JOÃO MANUEL ROCHA
É a primeira vez que representantes da comunidade lusófona contactam formalmente com golpistas de Abril.
A Comunidade dos Países de Língua Portuguesa (CPLP) integra uma missão internacional enviada a Bissau para, a partir de domingo e durante cinco dias, avaliar a situação no país, oito meses após um golpe de Estado que afastou o Governo eleito.
É a primeira vez que representantes da CPLP, que condena o golpe, estarão em diálogo directo com o poder instaurado pelos militares que, a 12 de Abril, derrubaram o Governo do primeiro-ministro Carlos Gomes Júnior. Mas isso não significa que tenha alterado a sua posição, disse o novo secretário executivo da comunidade lusófona, o moçambicano Murade Murargy, numa entrevista a publicar no domingo, na edição impressa do PÚBLICO.
"A nossa presença na Guiné-Bissau não significa, temos deixado isso bem claro, que reconhecemos aquele Governo", afirmou. "O que a CPLP quer é defender os interesses dos guineenses, não queremos interferir no processo, queremos é que eles se entendam."
A missão internacional é coordenada pela União Africana e integra também senior officials (altos funcionários) da CPLP, da CEDEAO (Comunidade Económica dos Estados da África Ocidental) - que reconhece o poder instaurado após o golpe e tem uma força militar no país -, das Nações Unidas e da União Europeia.
A possibilidade de envio da missão começou a ser discutida em Setembro, em Nova Iorque, durante a última Assembleia Geral das Nações Unidas, num encontro entre Murargy e a CEDEAO.
"Eles descreveram a situação como estável. Tudo era normal, tudo funcionava, tudo estava muito bem. [E disseram:] Se quiserem, podem ir lá verificar. Podemos fazer uma missão para vocês in loco. E eu disse: Ok, vamos fazer uma missão conjunta", disse Murargy.
Depois de outros contactos e encontros, realizou-se uma reunião em Addis Abeba, onde os termos da missão e a data foram definidos. Chegou a estar previsto um encontro na capital da Etiópia entre delegações do Governo afastado pelos militares em Abril e representantes do poder pós-golpe, que acabaram por não comparecer.
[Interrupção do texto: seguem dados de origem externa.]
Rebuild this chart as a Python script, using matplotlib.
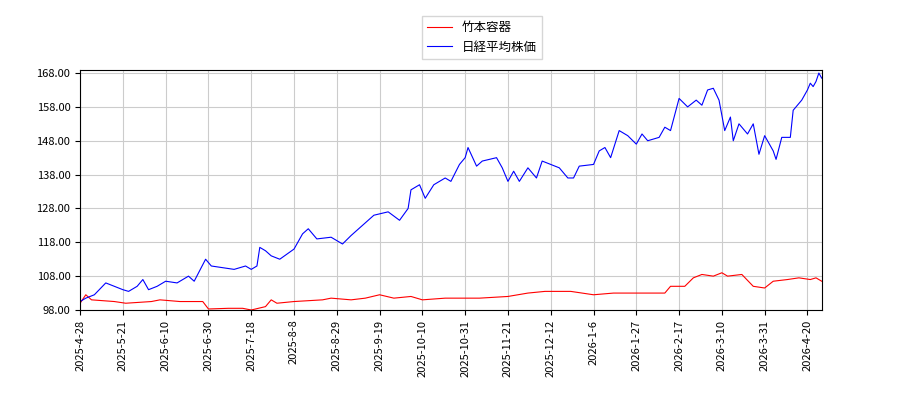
import matplotlib
matplotlib.use("Agg")
import matplotlib.pyplot as plt

plt.rcParams['font.family'] = ['Noto Sans CJK JP', 'DejaVu Sans']

# ── Data (trading-day index, value) ──
tick_labels = ["2025-4-28", "2025-5-21", "2025-6-10", "2025-6-30", "2025-7-18", "2025-8-8",
               "2025-8-29", "2025-9-19", "2025-10-10", "2025-10-31", "2025-11-21", "2025-12-12",
               "2026-1-6", "2026-1-27", "2026-2-17", "2026-3-10", "2026-3-31", "2026-4-20"]

nikkei_x = [0, 2, 5, 9, 12, 15, 17, 20, 22, 24, 27, 30, 34, 38, 40, 44, 46, 50, 54, 58, 60, 62,
            63, 65, 67, 70, 75, 78, 80, 83, 88, 92, 95, 99, 103, 108, 112, 115, 116, 119, 121,
            124, 128, 130, 133, 135, 136, 139, 141, 146, 148, 150, 152, 154, 157, 160, 162, 165,
            168, 171, 173, 175, 180, 182, 184, 186, 189, 192, 195, 197, 199, 203, 205, 207, 210,
            213, 216, 218, 220, 222, 224, 226, 228, 229, 231, 234, 236, 238, 240, 243, 244, 246,
            249, 250, 253, 255, 256, 257, 258, 259, 260]
nikkei = [100.5, 101.5, 102.5, 106, 105, 104, 103.5, 105, 107, 104, 105, 106.5, 106, 108, 106.5,
          113, 111, 110.5, 110, 111, 110, 111, 116.5, 115.5, 114, 113, 116, 120.5, 122, 119,
          119.5, 117.5, 120, 123, 126, 127, 124.5, 128, 133.5, 135, 131, 135, 137, 136, 141,
          143, 146, 140.5, 142, 143, 140, 136, 139, 136, 140, 137, 142, 141, 140, 137, 137,
          140.5, 141, 145, 146, 143, 151, 149.5, 147, 150, 148, 149, 152, 151, 160.5, 158, 160,
          158.5, 163, 163.5, 160, 151, 155, 148, 153, 150, 153, 144, 149.5, 145, 142.5, 149,
          149, 157, 160, 163, 165, 164, 165.5, 168, 166.5]

takemoto_x = [0, 2, 4, 12, 16, 25, 28, 35, 43, 45, 52, 57, 60, 65, 67, 69, 75, 85, 88, 95, 100,
              105, 110, 116, 120, 128, 140, 150, 157, 163, 172, 180, 187, 200, 205, 207, 212,
              215, 218, 222, 225, 227, 232, 236, 240, 243, 248, 252, 256, 258, 260]
takemoto = [100, 102.5, 101, 100.5, 100, 100.5, 101, 100.5, 100.5, 98.3, 98.5, 98.5, 98, 99,
            101, 100, 100.5, 101, 101.5, 101, 101.5, 102.5, 101.5, 102, 101, 101.5, 101.5, 102,
            103, 103.5, 103.5, 102.5, 103, 103, 103, 105, 105, 107.5, 108.5, 108, 109, 108,
            108.5, 105, 104.5, 106.5, 107, 107.5, 107, 107.5, 106.5]

# ── Plot ──
fig = plt.figure(figsize=(9, 4), dpi=100)
ax = fig.add_axes([0.089, 0.225, 0.824, 0.6])
ax.plot(takemoto_x, takemoto, color="red", lw=0.8, label="竹本容器")
ax.plot(nikkei_x, nikkei, color="blue", lw=0.8, label="日経平均株価")
ax.set_xlim(0, 260)
ax.set_ylim(98, 168.9)
ax.set_yticks([98 + 10 * i for i in range(8)])
ax.set_yticklabels([f"{98 + 10 * i:.2f}" for i in range(8)], fontsize=8)
ax.set_xticks(range(0, 256, 15))
ax.set_xticklabels(tick_labels, rotation=90, fontsize=8)
ax.grid(True, color="#cccccc", lw=0.8)
fig.legend(loc="upper center", bbox_to_anchor=(0.535, 0.975), fontsize=9, fancybox=False)
plt.savefig("out.png", dpi=100)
O objectivo da visita dos próximos dias é "avaliar a situação [em matéria] de segurança e definir um calendário para restituir a Guiné-Bissau à estabilidade", disse o secretário executivo. Estão previstos encontros com representantes do executivo de transição, comissão de eleições, procurador geral, organizações internacionais que trabalham na Guiné-Bissau, embaixadores, partidos, militares e outras entidades guineenses. O poder instaurado pelo golpe que derrubou o Governo de Gomes Júnior anunciou em Abril que seriam realizadas eleições após um período de um ano. Gomes Júnior (agora a viver em Portugal) venceu a primeira volta das presidenciais deste ano. A segunda volta não se realizou, devido ao golpe liderado pelo general António Indjai.